The production ran just few times in Paris and then in London; short after it the WWI began. In the history of Diaghilev’s enterprise “The Legend of Josephs” tends to be omitted altogether or mentioned as a failure or only a half success. Its place in this history, is, however, unique. Thought as the strongest sublimation of Nijinsky’s art, which suddenly and in the most mundane way revealed its vulnerability, the performance became an important COMMENT both to this idea and to what had happened offstage before the premiere.

That’s why I became interested with what could have happened with the character who was destined to remain a secondary one, namely with the Potiphar’s Wife.

Although quite a lot of the writings both of Kessler and Hofmannsthal is dedicated to this character, as for the prospective theatrical realization of the work practically the whole attention was concentrated on the main hero. Thus, as unexpected sounds Kessler’s diary entry on June 16, 1913. „Tea at Tata Golubeff. /…/ She… asks me to give her the role of Potiphar’s Wife in my ballet (together with Casati, Rubinstein, Karsavina, Vollmoeller, Nelidova she is already the sixth one in the line for this still unready role)” (the entry is absent in the English-language edition).

It is possible, then, that the struggle around this part was equally strong. Among the performers mentioned above Tamara Karsavina and Norina Vollmoeller (Maria Carmi) were eventually cast for this role but only for the later performances in London. In Paris Maria Kouznetsova (which had become famous as Salome in Strauss’s opera) was cast for the premiere. In Vienna the role went equally to an outstanding singer (Maria Gutheil-Schoder), in Berlin it was played by the star of the drama theatre Tilla Durieux…

Sure, in 1913 the ballet was still not ready,  but, as one can derive from Kessler´s list, the fact, that the part of Potiphar’s Wife wouldn’t demand much of dance skills, was somehow known; eventually, while Joseph is defined as „a dancer and a dreamer”, his seducer, whom Joseph’s high dream amazes and attracts, is actually deprived of the access to it – because she also has no access to dance…

But „candidates” for this role should not know these details yet; the role attracts also the adepts of „life as art” concept: Luisa Casati, Ida Rubinstein or eventually Tata Golubeff. No doubt, they see such a role as important in their self-fashioning…
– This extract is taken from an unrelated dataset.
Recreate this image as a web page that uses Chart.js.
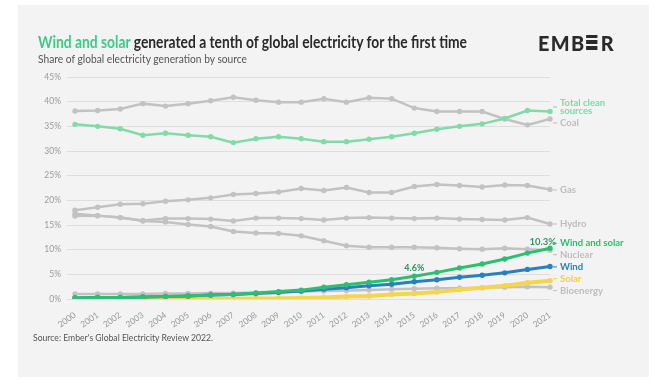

In respect of all these expectations, the traces which the first performers of Potiphar’s Wife left in the theatrical history seem to be miniscule. How could this happen? Karsavina, whom Kessler mentions in this list, but who seemed never to struggle for this part (simply the idea to write a ballet „for Nijinsky and Karsavina” belonged to the initial ones, see the plan for „Amor and Psyche”, Hofmannsthal und  Kessler, Briefwechsel… S.334-5), writes in her memoirs about the fact of receiving this role at the guest performances in London: „When the plan of Diaghileff to have an interpreter of singular beauty for Potiphar’s wife failed, I accepted the part without my usual doubts as to whether I was fit for it. (Karsavina, Tamara. Theatre Street. N.Y., 1961. P.244). As if this role simply could not demand anything more than „singular beauty”…

This result, however, bothered neither Kessler nor Hofmannsthal… The role begins to mean somewhat more – at least for Kessler – only when played by Tilla Durieux, in 1921.

All this I try to make out. Those who wrote about this production strangely based their opinions only on several London reviews… But in the collection of the French National Library there is enough reviews from the premiere in Paris, in the collection of theatre studies at Cologne University one may find a lot of German correspondence from the same premiere, and in the Dance Archive in Cologne there is a book dedicated to Amy Schwaninger, who is claimed to be the first one to transfer the role of Potiphar’s Wife from pantomime – to dance!